When Not to Use Pre-Fetch

Pre-fetching may lead to memory issues in certain scenarios. Avoid using pre-fetch if:

  • Records contain too many fields (e.g., dozens of columns)
  • Records include large fields, such as blobs or extensive text data
  • You're dealing with a very large result set and memory is limited

Example of when not to use pre-fetch:

<?php
// For large tables with many columns or BLOB data, avoid pre-fetch
$iterator = $dbDriver->getIterator(
"SELECT * FROM large_table_with_blobs",
preFetch: 0 // Explicitly set to 0 to disable pre-fetch
);

foreach ($iterator as $row) {
// Process each row one at a time
processRow($row);
}

How It Works: An Example

When you call getIterator with a pre-fetch value, the specified number of records is fetched from the database and stored in memory.

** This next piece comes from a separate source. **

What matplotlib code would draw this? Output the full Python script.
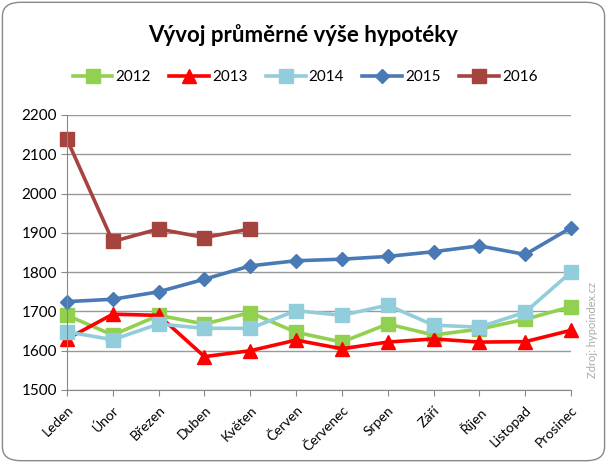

During iteration, records are retrieved from memory, and new batches are fetched as needed.

Example:

  • You have a table with 60 records and set the pre-fetch count to 50.
  • Upon obtaining the iterator, the first 50 records are fetched and stored in the buffer.
  • As you iterate, the first record is returned from the buffer and removed.
  • After processing 49 records (leaving just one in the buffer), the next pre-fetch operation retrieves the remaining 10 records.
  • After the 60th record, the database cursor is automatically closed as there are no more records to fetch.

Memory Optimization

The pre-fetch mechanism optimizes memory usage by:

  1. Only storing the pre-fetch count number of records in memory at once
  2. Using an efficient data structure (SplDoublyLinkedList) for the buffer
  3. Removing records from the buffer after they've been processed
  4. Automatically closing the database cursor when all records have been fetched

This ensures efficient memory usage while still providing performance benefits.